Take every line that has the string "diagram" and copy it out.
+++ Supplied information
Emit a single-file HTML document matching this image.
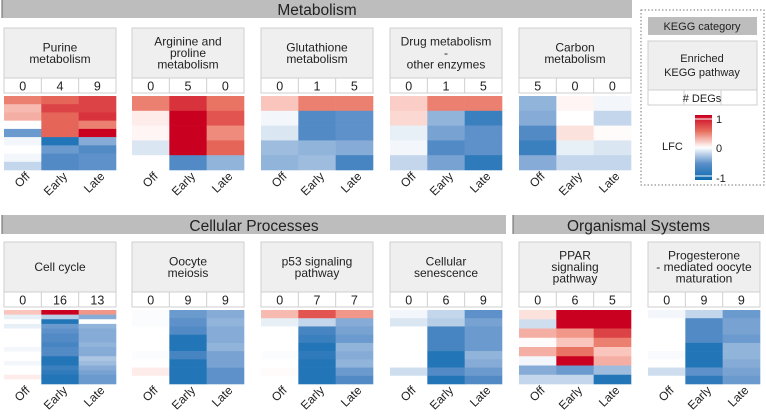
<!DOCTYPE html>
<html><head><meta charset="utf-8"><style>
html,body{margin:0;padding:0;background:#fff;width:766px;height:416px;overflow:hidden}
text{font-family:"Liberation Sans",sans-serif;fill:#222}
</style></head><body>
<svg id="fig" width="766" height="416" viewBox="0 0 766 416" xmlns="http://www.w3.org/2000/svg">
<defs><linearGradient id="cbar" x1="0" y1="0" x2="0" y2="1">
<stop offset="0" stop-color="#ca0020"/><stop offset="0.25" stop-color="#e8705f"/><stop offset="0.5" stop-color="#ffffff"/><stop offset="0.75" stop-color="#5a8ec8"/><stop offset="1" stop-color="#0a6aae"/>
</linearGradient></defs>
<g id="cats"></g><g id="panels"></g>
<g>
<rect x="641" y="10" width="123" height="175" fill="none" stroke="#777" stroke-dasharray="1.5,2"/>
<rect x="648" y="17" width="109" height="18" fill="#bdbdbd"/>
<text x="702" y="30" font-size="11" text-anchor="middle">KEGG category</text>
<rect x="648" y="41" width="109" height="49" fill="#efefef" stroke="#cfcfcf"/>
<text x="702" y="62" font-size="11" text-anchor="middle">Enriched</text>
<text x="702" y="76" font-size="11" text-anchor="middle">KEGG pathway</text>
<rect x="648" y="90" width="109" height="15" fill="#fff" stroke="#cfcfcf"/>
<line x1="684" y1="90" x2="684" y2="105" stroke="#cfcfcf"/><line x1="721" y1="90" x2="721" y2="105" stroke="#cfcfcf"/>
<text x="702" y="102" font-size="11" text-anchor="middle"># DEGs</text>
<rect x="695" y="115" width="17" height="65" fill="url(#cbar)"/>
<line x1="695" y1="119" x2="712" y2="119" stroke="#fff"/><line x1="695" y1="176" x2="712" y2="176" stroke="#fff"/>
<text x="716" y="123" font-size="11">1</text><text x="716" y="152" font-size="11">0</text><text x="716" y="182" font-size="11">-1</text>
<text x="662" y="150" font-size="11">LFC</text>
</g>
</svg>
<script>
const categories=[
 {name:"Metabolism",x:2,y:0,w:630,h:18},
 {name:"Cellular   Processes",x:2,y:215,w:504,h:19},
 {name:"Organismal   Systems",x:513,y:215,w:251,h:19}];
const pathwayNames=[["Purine","metabolism"],["Arginine and","proline","metabolism"],["Glutathione","metabolism"],["Drug metabolism","-","other enzymes"],["Carbon","metabolism"],
 ["Cell cycle"],["Oocyte","meiosis"],["p53 signaling","pathway"],["Cellular","senescence"],["PPAR","signaling","pathway"],["Progesterone","- mediated oocyte","maturation"]];
const degCounts=[[0,4,9],[0,5,0],[0,1,5],[0,1,5],[5,0,0],[0,16,13],[0,9,9],[0,7,7],[0,6,9],[0,6,5],[0,9,9]];
const stages=["Off","Early","Late"];
const lfcOff=[
 [0.6,0.35,0.4,0,-0.6,-0.05,0,-0.05,-0.25],
 [0.6,0.1,0.05,-0.15,0],
 [0.3,-0.05,-0.15,-0.4,-0.45],
 [0.25,0.2,-0.1,-0.05,-0.25],
 [-0.45,-0.5,-0.7,-0.8,-0.5],
 [0.3,-0.1,0,-0.1,0,0,0,0,-0.05,0,0,-0.05,0,0,0.1,0],
 [-0.02,-0.02,0,0,0,-0.02,0,0.1,0],
 [0.35,-0.1,0,0,0,-0.02,0,0.02,0],
 [-0.05,-0.15,0,0,0,0,0,-0.2,0],
 [0.15,-0.2,0.4,0.02,0.4,-0.05,-0.5,-0.25],
 [-0.05,0,0,0,0,-0.03,0,-0.2,0]];
const lfcEarly=[
 [0.7,0.8,0.7,0.7,0.7,-0.9,-0.6,-0.7,-0.7],
 [0.85,1,1,1,-0.7],
 [0.6,-0.7,-0.7,-0.45,-0.4],
 [0.6,-0.45,-0.55,-0.7,-0.55],
 [0.05,0,0.15,-0.1,-0.25],
 [1,-0.3,-0.9,-0.6,-0.65,-0.7,-0.7,-0.75,-0.7,-0.7,-0.9,-0.9,-0.8,-0.85,-0.9,-0.9],
 [-0.6,-0.65,-0.7,-0.9,-0.9,-0.75,-0.9,-0.9,-0.9],
 [0.75,-0.25,-0.75,-0.8,-0.9,-0.85,-0.9,-0.9,-0.9],
 [-0.25,-0.3,-0.75,-0.75,-0.75,-0.9,-0.9,-0.7,-0.9],
 [1,1,0.5,0.3,0.65,1,-0.6,-0.25],
 [-0.25,-0.7,-0.7,-0.7,-0.9,-0.9,-0.9,-0.65,-0.85]];
const lfcLate=[
 [0.8,0.8,0.85,0.6,1,-0.5,-0.7,-0.65,-0.65],
 [0.65,0.75,0.55,0.7,-0.45],
 [0.6,-0.65,-0.65,-0.5,-0.75],
 [0.6,-0.8,-0.65,-0.65,-0.85],
 [-0.05,-0.25,0.02,-0.15,-0.25],
 [0.5,-0.5,0,-0.45,-0.5,-0.5,-0.5,-0.45,-0.5,-0.5,-0.35,-0.4,-0.5,-0.55,-0.6,-0.6],
 [-0.5,-0.45,-0.5,-0.5,-0.45,-0.55,-0.55,-0.65,-0.65],
 [0.5,-0.5,-0.55,-0.6,-0.45,-0.5,-0.45,-0.6,-0.7],
 [-0.65,-0.55,-0.6,-0.6,-0.6,-0.45,-0.5,-0.6,-0.7],
 [1,1,0.8,0.6,0.3,0.4,-0.4,-0.9],
 [-0.6,-0.55,-0.55,-0.6,-0.45,-0.45,-0.5,-0.55,-0.6]];

const NS="http://www.w3.org/2000/svg";
function mk(tag,attrs,parent){const e=document.createElementNS(NS,tag);for(const k in attrs)e.setAttribute(k,attrs[k]);parent.appendChild(e);return e;}
const redStops=[[255,255,255],[248,190,180],[232,112,95],[202,0,32]];
const blueStops=[[255,255,255],[175,200,228],[90,142,200],[10,106,174]];
function color(v){v=Math.max(-1,Math.min(1,v));const st=v>=0?redStops:blueStops;const p=Math.abs(v)*3;const i=Math.min(2,Math.floor(p)),f=p-i;
 const c=[0,1,2].map(j=>Math.round(st[i][j]+(st[i+1][j]-st[i][j])*f));return `rgb(${c[0]},${c[1]},${c[2]})`;}
const cg=document.getElementById('cats');
categories.forEach(c=>{
 const g=mk('g',{},cg);
 
 
 mk('rect',{x:c.x,y:c.y,width:c.w,height:c.h,fill:'#bdbdbd'},g);
 mk('line',{x1:c.x,y1:c.y,x2:c.x,y2:c.y+c.h,stroke:'#666','stroke-width':1},g);
 const t=mk('text',{x:c.x+c.w/2,y:c.y+c.h-3,'font-size':15.5,'text-anchor':'middle','xml:space':'preserve'},g);t.textContent=c.name;
});
const pg=document.getElementById('panels');
const colX=[4,132,261,390,519,648];
pathwayNames.forEach((nm,i)=>{
 const row=i<5?0:1, x=colX[row?i-5:i], w=112;
 const top=row?242:28, hdrH=50, cntY=top+hdrH, cntH=15, hmY=cntY+18, hmH=74;
 const g=mk('g',{},pg);
 
 
 mk('rect',{x:x,y:top,width:w,height:hdrH,fill:'#efefef',stroke:'#cfcfcf'},g);
 const lh=11.5, y0=top+hdrH/2-(nm.length-1)*lh/2+4;
 nm.forEach((l,j)=>{const t=mk('text',{x:x+w/2,y:y0+j*lh,'font-size':12,'text-anchor':'middle','xml:space':'preserve'},g);t.textContent=l;});
 const cw=w/3;
 mk('rect',{x:x,y:cntY,width:w,height:cntH,fill:'#fff',stroke:'#cfcfcf'},g);
 for(let k=0;k<3;k++){
  if(k>0) mk('line',{x1:x+k*cw,y1:cntY,x2:x+k*cw,y2:cntY+cntH,stroke:'#cfcfcf'},g);
  const t=mk('text',{x:x+k*cw+cw/2,y:cntY+12.5,'font-size':12.5,'text-anchor':'middle'},g);
  
  
  t.textContent=degCounts[i][k];
 }
 const series=[lfcOff[i],lfcEarly[i],lfcLate[i]];
 const n=series[0].length, rh=hmH/n;
 series.forEach((vals,k)=>vals.forEach((v,r)=>{
  const rc=mk('rect',{x:x+k*cw,y:hmY+r*rh,width:cw+0.3,height:rh+0.3,fill:color(v)},g);
  
  
 }));
 stages.forEach((s,k)=>{
  const cx=x+k*cw+cw/2+8, cy=hmY+hmH+7;
  const t=mk('text',{x:cx,y:cy,'font-size':12,'text-anchor':'end',transform:`rotate(-45 ${cx} ${cy})`},g);
  
  
  t.textContent=s;
 });
});
</script>
</body></html>
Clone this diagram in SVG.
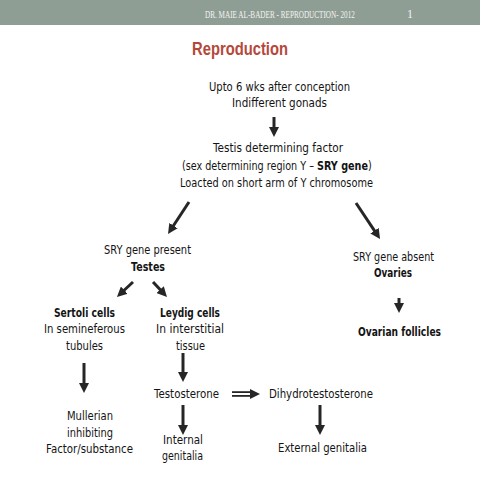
<svg xmlns="http://www.w3.org/2000/svg" width="480" height="480" viewBox="0 0 480 480">
<defs>
<style>
.t{font-family:"DejaVu Sans","Open Sans",sans-serif;font-size:12.5px;fill:#141414}
.b{font-weight:bold}
.c{stroke:#262626;stroke-width:3;fill:none;marker-end:url(#ah)}
</style>
<marker id="ah" markerUnits="userSpaceOnUse" markerWidth="10" markerHeight="10" viewBox="0 0 10 10" refX="2" refY="5" orient="auto">
<path d="M0,0 L10,5 L0,10 z" fill="#262626"/>
</marker>
</defs>
<rect x="0" y="0" width="480" height="480" fill="#ffffff"/>
<g id="header">
<rect x="0" y="0" width="480" height="25" fill="#8f9e94"/>
<text transform="translate(205,18) scale(0.72,1)" x="0" y="0" font-family="Liberation Serif,serif" font-size="10" fill="#f2f2f2">DR. MAIE AL-BADER - REPRODUCTION- 2012</text>
<text x="407" y="18" font-family="Liberation Serif,serif" font-size="12" fill="#f2f2f2">1</text>
</g>
<g id="title">
<text x="192" y="55" font-family="Liberation Sans,Arial,sans-serif" font-size="18" font-weight="bold" fill="#b5483a" textLength="96" lengthAdjust="spacingAndGlyphs">Reproduction</text>
</g>
<g id="connectors">
<line class="c" x1="274" y1="117" x2="274" y2="129"/>
<line class="c" x1="189" y1="202" x2="172.4" y2="227.3"/>
<line class="c" x1="356" y1="203" x2="375.6" y2="232.3"/>
<line class="c" x1="399" y1="298" x2="399" y2="305"/>
<line class="c" x1="133" y1="282" x2="122.8" y2="291.5"/>
<line class="c" x1="153" y1="282" x2="161.5" y2="291.1"/>
<line class="c" x1="84" y1="363" x2="84" y2="385"/>
<line class="c" x1="183" y1="353" x2="183" y2="374"/>
<line class="c" x1="183" y1="405" x2="183" y2="427"/>
<line class="c" x1="320" y1="405" x2="320" y2="427"/>
<line x1="232" y1="394" x2="252" y2="394" stroke="none" marker-end="url(#ah)"/>
<line x1="232" y1="392.1" x2="253" y2="392.1" stroke="#262626" stroke-width="1.8"/>
<line x1="232" y1="395.9" x2="253" y2="395.9" stroke="#262626" stroke-width="1.8"/>
</g>
<g id="start">
<text class="t" x="209" y="91" textLength="141" lengthAdjust="spacingAndGlyphs">Upto 6 wks after conception</text>
<text class="t" x="232" y="107" textLength="95" lengthAdjust="spacingAndGlyphs">Indifferent gonads</text>
</g>
<g id="tdf">
<text class="t" x="213" y="152" textLength="130" lengthAdjust="spacingAndGlyphs">Testis determining factor</text>
<text class="t" transform="translate(182,170) scale(0.77,1)" x="0" y="0">(sex determining region Y – <tspan class="b">SRY gene</tspan>)</text>
<text class="t" x="180" y="187" textLength="193" lengthAdjust="spacingAndGlyphs">Loacted on short arm of Y chromosome</text>
</g>
<g id="present">
<text class="t" x="104" y="254" textLength="87" lengthAdjust="spacingAndGlyphs">SRY gene present</text>
<text class="t b" x="131" y="271" textLength="34" lengthAdjust="spacingAndGlyphs">Testes</text>
</g>
<g id="absent">
<text class="t" x="353" y="261" textLength="81" lengthAdjust="spacingAndGlyphs">SRY gene absent</text>
<text class="t b" x="374" y="277" textLength="38" lengthAdjust="spacingAndGlyphs">Ovaries</text>
</g>
<g id="follicles">
<text class="t b" x="358" y="336" textLength="83" lengthAdjust="spacingAndGlyphs">Ovarian follicles</text>
</g>
<g id="sertoli">
<text class="t b" x="54" y="317" textLength="61" lengthAdjust="spacingAndGlyphs">Sertoli cells</text>
<text class="t" x="44" y="333" textLength="81" lengthAdjust="spacingAndGlyphs">In semineferous</text>
<text class="t" x="66" y="350" textLength="37" lengthAdjust="spacingAndGlyphs">tubules</text>
</g>
<g id="mis">
<text class="t" x="67" y="420" textLength="46" lengthAdjust="spacingAndGlyphs">Mullerian</text>
<text class="t" x="67" y="437" textLength="46" lengthAdjust="spacingAndGlyphs">inhibiting</text>
<text class="t" x="46" y="453" textLength="87" lengthAdjust="spacingAndGlyphs">Factor/substance</text>
</g>
<g id="leydig">
<text class="t b" x="160" y="317" textLength="60" lengthAdjust="spacingAndGlyphs">Leydig cells</text>
<text class="t" x="156" y="333" textLength="68" lengthAdjust="spacingAndGlyphs">In interstitial</text>
<text class="t" x="176" y="350" textLength="29" lengthAdjust="spacingAndGlyphs">tissue</text>
</g>
<g id="testosterone">
<text class="t" x="154" y="398" textLength="65" lengthAdjust="spacingAndGlyphs">Testosterone</text>
</g>
<g id="internal">
<text class="t" x="163" y="444" textLength="40" lengthAdjust="spacingAndGlyphs">Internal</text>
<text class="t" x="162" y="460" textLength="41" lengthAdjust="spacingAndGlyphs">genitalia</text>
</g>
<g id="dht">
<text class="t" x="269" y="398" textLength="104" lengthAdjust="spacingAndGlyphs">Dihydrotestosterone</text>
</g>
<g id="external">
<text class="t" x="278" y="452" textLength="89" lengthAdjust="spacingAndGlyphs">External genitalia</text>
</g>
</svg>
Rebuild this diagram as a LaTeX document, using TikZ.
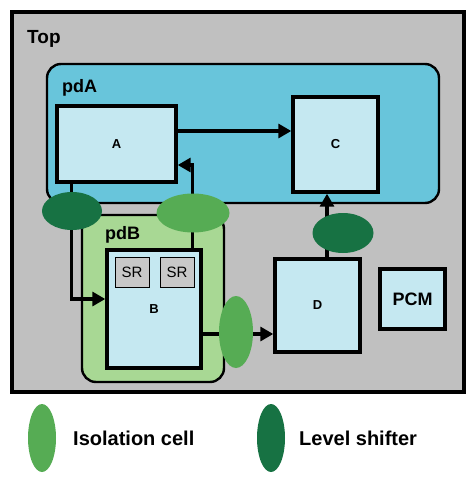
\documentclass[tikz,border=0pt]{standalone}
\usepackage{fontspec}
\setmainfont{Liberation Sans}
\usetikzlibrary{shapes.geometric,arrows.meta}

\definecolor{topgray}{RGB}{192,192,192}
\definecolor{pdablue}{RGB}{104,197,219}
\definecolor{cellblue}{RGB}{197,232,241}
\definecolor{pdbgreen}{RGB}{168,216,148}
\definecolor{isogreen}{RGB}{86,172,84}
\definecolor{lsgreen}{RGB}{23,114,67}
\definecolor{srgray}{RGB}{200,200,200}

\begin{document}
\begin{tikzpicture}[x=1pt,y=-1pt,
    pdregion/.style={draw,line width=2.4pt,rounded corners=14pt,inner sep=0pt},
    box/.style={draw,line width=3.4pt,fill=cellblue,inner sep=0pt,
      font=\bfseries\fontsize{13}{15}\selectfont},
    srbox/.style={draw,line width=1pt,fill=srgray,inner sep=0pt,
      minimum width=34pt,minimum height=30pt,font=\fontsize{15}{17}\selectfont},
    title/.style={anchor=base west,inner sep=0pt,font=\bfseries\fontsize{18}{20}\selectfont},
    iso/.style={ellipse,fill=isogreen,inner sep=0pt},
    shifter/.style={ellipse,fill=lsgreen,inner sep=0pt},
    wire/.style={line width=3.2pt,-{Triangle[length=13pt,width=14pt]}}]

  \useasboundingbox (0,0) rectangle (474,482);

  % power domains
  \node[draw,line width=3.6pt,fill=topgray,minimum width=452pt,minimum height=380pt] (Top) at (238,202) {};
  \node[title,font=\bfseries\fontsize{19}{21}\selectfont] (TopL) at (27,43) {Top};

  \node[pdregion,fill=pdablue,minimum width=392pt,minimum height=139pt] (pdA) at (243,133.5) {};
  \node[title] (pdAL) at (62,92) {pdA};

  \node[pdregion,fill=pdbgreen,minimum width=142pt,minimum height=167pt] (pdB) at (153,298.5) {};
  \node[title] (pdBL) at (105,239) {pdB};

  % blocks
  \node[box,minimum width=119pt,minimum height=76pt] (A) at (116.5,144) {A};
  \node[box,minimum width=85pt,minimum height=95pt] (C) at (335.5,144.5) {C};
  \node[box,minimum width=94pt,minimum height=118pt] (B) at (154,309) {B};
  \node[box,minimum width=85pt,minimum height=93pt] (D) at (317.5,305.5) {D};
  \node[box,minimum width=65pt,minimum height=60pt,
    font=\bfseries\fontsize{18}{20}\selectfont] (PCM) at (412.5,299) {PCM};

  \node[srbox] (SR1) at (132,272) {SR};
  \node[srbox] (SR2) at (177,272) {SR};

  % connections
  \draw[wire] ([yshift=13pt]A.east) -- ([yshift=13pt]A.east -| C.west);
  \draw[wire] ([xshift=-10pt]B.north east) |- ([yshift=-21pt]A.east);
  \draw[wire] ([xshift=16pt]A.south west) |- ([yshift=10pt]B.west);
  \draw[wire] ([yshift=-25pt]B.east) -- ([yshift=-25pt]B.east -| D.west);
  \draw[wire] ([xshift=9.5pt]D.north) -- ([xshift=9.5pt]D.north |- C.south);

  % isolation cells and level shifters
  \node[shifter,minimum width=60pt,minimum height=38pt] (LS1) at (72,211) {};
  \node[iso,minimum width=73pt,minimum height=39pt] (ISO1) at (193,213) {};
  \node[shifter,minimum width=61pt,minimum height=40pt] (LS2) at (343,233) {};
  \node[iso,minimum width=34pt,minimum height=72pt] (ISO2) at (236,332) {};

  % legend
  \node[iso,minimum width=28pt,minimum height=68pt] (IsoKey) at (42,438) {};
  \node[title,font=\bfseries\fontsize{20}{22}\selectfont] (IsoText) at (73,445) {Isolation cell};
  \node[shifter,minimum width=28pt,minimum height=68pt] (LsKey) at (271,438) {};
  \node[title,font=\bfseries\fontsize{20}{22}\selectfont] (LsText) at (299,445) {Level shifter};
\end{tikzpicture}
\end{document}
++++++
▸ **Solved exercise**:
Clone this diagram in SVG.
Rebuild this diagram as a LaTeX document, using TikZ.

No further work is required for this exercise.